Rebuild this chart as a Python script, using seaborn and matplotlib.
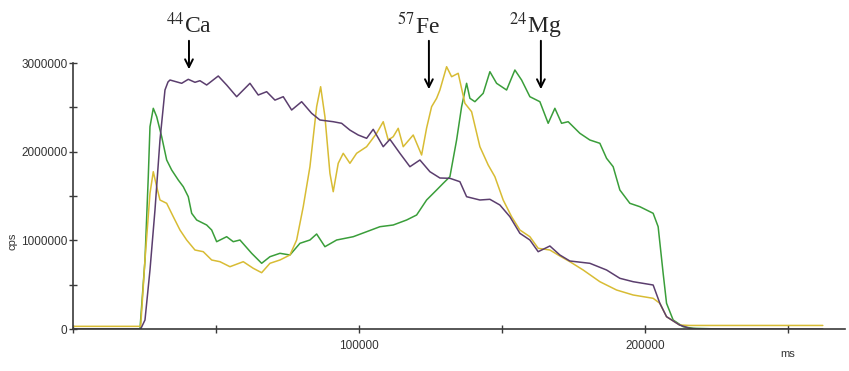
import pandas as pd
import matplotlib
matplotlib.use('Agg')
import matplotlib.pyplot as plt
import seaborn as sns

# time (ms) and counts per second
ca_ms = [0, 23670, 25175, 26923, 28671, 30420, 32168, 33217, 33916, 38007, 40315, 42657,
         44406, 46748, 50804, 53741, 57238, 61888, 64790, 67728, 70629, 73531, 76468,
         79965, 83462, 86364, 91014, 93951, 96853, 99755, 102692, 105000, 108497,
         110839, 114336, 117832, 121329, 124826, 128322, 131819, 135316, 137658,
         142308, 145805, 149301, 152798, 156294, 159791, 162693, 166783, 170280,
         173776, 180770, 186609, 191259, 195909, 202902, 205245, 207587, 212133,
         215629, 219126, 262238]
ca_cps = [0, 0, 101500, 665400, 1342100, 2131500, 2695400, 2785700, 2808200, 2771000,
          2816100, 2782300, 2800300, 2751800, 2853300, 2751800, 2619900, 2770900,
          2639100, 2676300, 2581500, 2619900, 2469900, 2563500, 2432600, 2357100,
          2337900, 2319900, 2243200, 2187900, 2150700, 2252200, 2056000, 2139400,
          1981500, 1830400, 1906000, 1774000, 1703000, 1699600, 1661200, 1492100,
          1454900, 1462800, 1398500, 1266500, 1079300, 1003700, 871800, 936100,
          834600, 766900, 740900, 665400, 571800, 533400, 496200, 289800, 138700,
          45100, 7900, 0, 0]

mg_ms = [0, 23427, 25175, 26329, 26923, 28077, 29266, 31014, 32762, 34511, 36818, 38567,
         40315, 41504, 43252, 46748, 48497, 50245, 53741, 56049, 58392, 62483, 65979,
         68881, 72378, 75874, 79371, 82867, 85210, 88112, 92203, 98007, 102692,
         107343, 111993, 116678, 120175, 123671, 127168, 129475, 131819, 134161,
         135910, 137658, 138812, 140561, 143463, 145805, 148148, 151644, 154545,
         156888, 159791, 163287, 166189, 168531, 170874, 173182, 177273, 180770,
         184266, 186609, 188916, 191259, 194755, 198252, 202902, 204650, 206399,
         207587, 209895, 213392, 216888, 226224]
mg_cps = [0, 0, 778200, 1717600, 2281500, 2489000, 2394300, 2168700, 1906000, 1793200,
          1680400, 1604800, 1492100, 1304900, 1229300, 1172900, 1116500, 984600,
          1040900, 984600, 1003700, 853700, 741000, 815400, 853700, 834600, 966500,
          1003700, 1071400, 928200, 1003700, 1040900, 1097300, 1153700, 1172900,
          1229300, 1285700, 1454900, 1567600, 1643200, 1717600, 2131500, 2507000,
          2771000, 2601800, 2563500, 2658200, 2901800, 2771000, 2695400, 2920900,
          2808200, 2619900, 2563500, 2319900, 2489000, 2319900, 2337900, 2207100,
          2131500, 2094300, 1925100, 1830400, 1567600, 1417600, 1379300, 1304900,
          1153700, 628200, 289800, 101500, 25900, 7900, 0]

fe_ms = [0, 23670, 25175, 26923, 28077, 29266, 30420, 32762, 35070, 37413, 39755, 42657,
         45559, 48497, 51399, 54895, 59546, 63042, 65979, 68881, 72378, 75874, 78217,
         80524, 82867, 85210, 86608, 88112, 89860, 91014, 92762, 94510, 96853, 99196,
         102692, 106189, 108497, 110245, 111993, 113741, 115490, 118986, 121923,
         123671, 125418, 127168, 128322, 130665, 132413, 134721, 137063, 139406,
         142308, 145210, 147552, 150454, 153392, 156294, 159791, 162693, 166783,
         170280, 173776, 178427, 184266, 190105, 195909, 202902, 205245, 207587,
         212133, 215629, 262238]
fe_cps = [30000, 30000, 778200, 1530400, 1774000, 1604800, 1454900, 1417600, 1266500,
          1116500, 1003700, 890900, 871800, 778200, 759000, 702600, 759000, 684600,
          635000, 741000, 778200, 834600, 1003700, 1379300, 1830400, 2507000, 2732600,
          2394300, 1756000, 1548500, 1868800, 1981500, 1868800, 1981500, 2056000,
          2207100, 2337900, 2131500, 2168700, 2263500, 2056000, 2187900, 1962400,
          2266900, 2507000, 2601800, 2695400, 2958200, 2845400, 2883800, 2545400,
          2450700, 2056000, 1849600, 1717600, 1454900, 1266500, 1116500, 1040900,
          910100, 890900, 823300, 759000, 665400, 533400, 439800, 383500, 346200,
          289800, 138700, 45100, 40000, 40000]

x_ticks = [0, 50000, 100000, 150000, 200000, 250000]
x_tick_labels = ['', '', '100000', '', '200000', '']
y_ticks = [0, 500000, 1000000, 1500000, 2000000, 2500000, 3000000]
y_tick_labels = ['0', '', '1000000', '', '2000000', '', '3000000']

# arrows: label, text x, arrow x, arrow tip y
labels = [r'$^{44}$Ca', r'$^{57}$Fe', r'$^{24}$Mg']
label_x = [40400, 120800, 161500]
arrow_x = [40560, 124475, 163636]
arrow_tip = [2898000, 2673000, 2673000]

df = pd.concat([
    pd.DataFrame({'ms': ca_ms, 'cps': ca_cps, 'el': 'Ca'}),
    pd.DataFrame({'ms': fe_ms, 'cps': fe_cps, 'el': 'Fe'}),
    pd.DataFrame({'ms': mg_ms, 'cps': mg_cps, 'el': 'Mg'}),
])

sns.set_style('white')
plt.rcParams['mathtext.fontset'] = 'stix'
small_font = ['Liberation Sans', 'DejaVu Sans']

fig = plt.figure(figsize=(8.49, 3.71), dpi=100)
ax = fig.add_axes([73 / 849, 42 / 371, 772 / 849, 266 / 371])

palette = {'Ca': '#5b3e6e', 'Fe': '#d8bc34', 'Mg': '#3a9e3a'}
sns.lineplot(data=df, x='ms', y='cps', hue='el', palette=palette, hue_order=['Mg', 'Fe', 'Ca'],
             sort=False, estimator=None, lw=1.1, legend=False, ax=ax)

ax.set_xlim(0, 270000)
ax.set_ylim(0, 3000000)
ax.set_xticks(x_ticks)
ax.set_xticklabels(x_tick_labels)
ax.set_yticks(y_ticks)
ax.set_yticklabels(y_tick_labels)
ax.set_xlabel('')
ax.set_ylabel('')
sns.despine(ax=ax)
for s in ['left', 'bottom']:
    ax.spines[s].set_color('#3a3a3a')
    ax.spines[s].set_linewidth(1.2)
ax.tick_params(bottom=True, left=True, direction='inout', length=6, width=1, color='#3a3a3a',
               labelcolor='#333333', labelsize=8.5, pad=1)
ax.tick_params(axis='x', pad=5)
for lab in ax.get_xticklabels() + ax.get_yticklabels():
    lab.set_family(small_font)

ax.text(-0.078, 0.33, 'cps', transform=ax.transAxes, rotation=90, ha='center', va='center',
        fontsize=8, color='#333333', family=small_font)
ax.text(250000, -0.075, 'ms', transform=ax.get_xaxis_transform(), ha='center', va='top',
        fontsize=8, color='#333333', family=small_font)

for lab, lx, axx, tip in zip(labels, label_x, arrow_x, arrow_tip):
    ax.annotate('', xy=(axx, tip), xytext=(axx, 3282000),
                arrowprops=dict(arrowstyle='->', lw=1.4, color='black', mutation_scale=14),
                annotation_clip=False)
    ax.text(lx, 3338000, lab, ha='center', va='baseline', fontsize=17,
            family='Liberation Serif', clip_on=False)

fig.savefig('out.png', dpi=100)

=======

The request:
Repeat the material above verbatim, with no pictures in the output.

Solution to this problem:
Rebuild this chart as a Python script, using seaborn and matplotlib.
import pandas as pd
import matplotlib
matplotlib.use('Agg')
import matplotlib.pyplot as plt
import seaborn as sns

# time (ms) and counts per second
ca_ms = [0, 23670, 25175, 26923, 28671, 30420, 32168, 33217, 33916, 38007, 40315, 42657,
         44406, 46748, 50804, 53741, 57238, 61888, 64790, 67728, 70629, 73531, 76468,
         79965, 83462, 86364, 91014, 93951, 96853, 99755, 102692, 105000, 108497,
         110839, 114336, 117832, 121329, 124826, 128322, 131819, 135316, 137658,
         142308, 145805, 149301, 152798, 156294, 159791, 162693, 166783, 170280,
         173776, 180770, 186609, 191259, 195909, 202902, 205245, 207587, 212133,
         215629, 219126, 262238]
ca_cps = [0, 0, 101500, 665400, 1342100, 2131500, 2695400, 2785700, 2808200, 2771000,
          2816100, 2782300, 2800300, 2751800, 2853300, 2751800, 2619900, 2770900,
          2639100, 2676300, 2581500, 2619900, 2469900, 2563500, 2432600, 2357100,
          2337900, 2319900, 2243200, 2187900, 2150700, 2252200, 2056000, 2139400,
          1981500, 1830400, 1906000, 1774000, 1703000, 1699600, 1661200, 1492100,
          1454900, 1462800, 1398500, 1266500, 1079300, 1003700, 871800, 936100,
          834600, 766900, 740900, 665400, 571800, 533400, 496200, 289800, 138700,
          45100, 7900, 0, 0]

mg_ms = [0, 23427, 25175, 26329, 26923, 28077, 29266, 31014, 32762, 34511, 36818, 38567,
         40315, 41504, 43252, 46748, 48497, 50245, 53741, 56049, 58392, 62483, 65979,
         68881, 72378, 75874, 79371, 82867, 85210, 88112, 92203, 98007, 102692,
         107343, 111993, 116678, 120175, 123671, 127168, 129475, 131819, 134161,
         135910, 137658, 138812, 140561, 143463, 145805, 148148, 151644, 154545,
         156888, 159791, 163287, 166189, 168531, 170874, 173182, 177273, 180770,
         184266, 186609, 188916, 191259, 194755, 198252, 202902, 204650, 206399,
         207587, 209895, 213392, 216888, 226224]
mg_cps = [0, 0, 778200, 1717600, 2281500, 2489000, 2394300, 2168700, 1906000, 1793200,
          1680400, 1604800, 1492100, 1304900, 1229300, 1172900, 1116500, 984600,
          1040900, 984600, 1003700, 853700, 741000, 815400, 853700, 834600, 966500,
          1003700, 1071400, 928200, 1003700, 1040900, 1097300, 1153700, 1172900,
          1229300, 1285700, 1454900, 1567600, 1643200, 1717600, 2131500, 2507000,
          2771000, 2601800, 2563500, 2658200, 2901800, 2771000, 2695400, 2920900,
          2808200, 2619900, 2563500, 2319900, 2489000, 2319900, 2337900, 2207100,
          2131500, 2094300, 1925100, 1830400, 1567600, 1417600, 1379300, 1304900,
          1153700, 628200, 289800, 101500, 25900, 7900, 0]

fe_ms = [0, 23670, 25175, 26923, 28077, 29266, 30420, 32762, 35070, 37413, 39755, 42657,
         45559, 48497, 51399, 54895, 59546, 63042, 65979, 68881, 72378, 75874, 78217,
         80524, 82867, 85210, 86608, 88112, 89860, 91014, 92762, 94510, 96853, 99196,
         102692, 106189, 108497, 110245, 111993, 113741, 115490, 118986, 121923,
         123671, 125418, 127168, 128322, 130665, 132413, 134721, 137063, 139406,
         142308, 145210, 147552, 150454, 153392, 156294, 159791, 162693, 166783,
         170280, 173776, 178427, 184266, 190105, 195909, 202902, 205245, 207587,
         212133, 215629, 262238]
fe_cps = [30000, 30000, 778200, 1530400, 1774000, 1604800, 1454900, 1417600, 1266500,
          1116500, 1003700, 890900, 871800, 778200, 759000, 702600, 759000, 684600,
          635000, 741000, 778200, 834600, 1003700, 1379300, 1830400, 2507000, 2732600,
          2394300, 1756000, 1548500, 1868800, 1981500, 1868800, 1981500, 2056000,
          2207100, 2337900, 2131500, 2168700, 2263500, 2056000, 2187900, 1962400,
          2266900, 2507000, 2601800, 2695400, 2958200, 2845400, 2883800, 2545400,
          2450700, 2056000, 1849600, 1717600, 1454900, 1266500, 1116500, 1040900,
          910100, 890900, 823300, 759000, 665400, 533400, 439800, 383500, 346200,
          289800, 138700, 45100, 40000, 40000]

x_ticks = [0, 50000, 100000, 150000, 200000, 250000]
x_tick_labels = ['', '', '100000', '', '200000', '']
y_ticks = [0, 500000, 1000000, 1500000, 2000000, 2500000, 3000000]
y_tick_labels = ['0', '', '1000000', '', '2000000', '', '3000000']

# arrows: label, text x, arrow x, arrow tip y
labels = [r'$^{44}$Ca', r'$^{57}$Fe', r'$^{24}$Mg']
label_x = [40400, 120800, 161500]
arrow_x = [40560, 124475, 163636]
arrow_tip = [2898000, 2673000, 2673000]

df = pd.concat([
    pd.DataFrame({'ms': ca_ms, 'cps': ca_cps, 'el': 'Ca'}),
    pd.DataFrame({'ms': fe_ms, 'cps': fe_cps, 'el': 'Fe'}),
    pd.DataFrame({'ms': mg_ms, 'cps': mg_cps, 'el': 'Mg'}),
])

sns.set_style('white')
plt.rcParams['mathtext.fontset'] = 'stix'
small_font = ['Liberation Sans', 'DejaVu Sans']

fig = plt.figure(figsize=(8.49, 3.71), dpi=100)
ax = fig.add_axes([73 / 849, 42 / 371, 772 / 849, 266 / 371])

palette = {'Ca': '#5b3e6e', 'Fe': '#d8bc34', 'Mg': '#3a9e3a'}
sns.lineplot(data=df, x='ms', y='cps', hue='el', palette=palette, hue_order=['Mg', 'Fe', 'Ca'],
             sort=False, estimator=None, lw=1.1, legend=False, ax=ax)

ax.set_xlim(0, 270000)
ax.set_ylim(0, 3000000)
ax.set_xticks(x_ticks)
ax.set_xticklabels(x_tick_labels)
ax.set_yticks(y_ticks)
ax.set_yticklabels(y_tick_labels)
ax.set_xlabel('')
ax.set_ylabel('')
sns.despine(ax=ax)
for s in ['left', 'bottom']:
    ax.spines[s].set_color('#3a3a3a')
    ax.spines[s].set_linewidth(1.2)
ax.tick_params(bottom=True, left=True, direction='inout', length=6, width=1, color='#3a3a3a',
               labelcolor='#333333', labelsize=8.5, pad=1)
ax.tick_params(axis='x', pad=5)
for lab in ax.get_xticklabels() + ax.get_yticklabels():
    lab.set_family(small_font)

ax.text(-0.078, 0.33, 'cps', transform=ax.transAxes, rotation=90, ha='center', va='center',
        fontsize=8, color='#333333', family=small_font)
ax.text(250000, -0.075, 'ms', transform=ax.get_xaxis_transform(), ha='center', va='top',
        fontsize=8, color='#333333', family=small_font)

for lab, lx, axx, tip in zip(labels, label_x, arrow_x, arrow_tip):
    ax.annotate('', xy=(axx, tip), xytext=(axx, 3282000),
                arrowprops=dict(arrowstyle='->', lw=1.4, color='black', mutation_scale=14),
                annotation_clip=False)
    ax.text(lx, 3338000, lab, ha='center', va='baseline', fontsize=17,
            family='Liberation Serif', clip_on=False)

fig.savefig('out.png', dpi=100)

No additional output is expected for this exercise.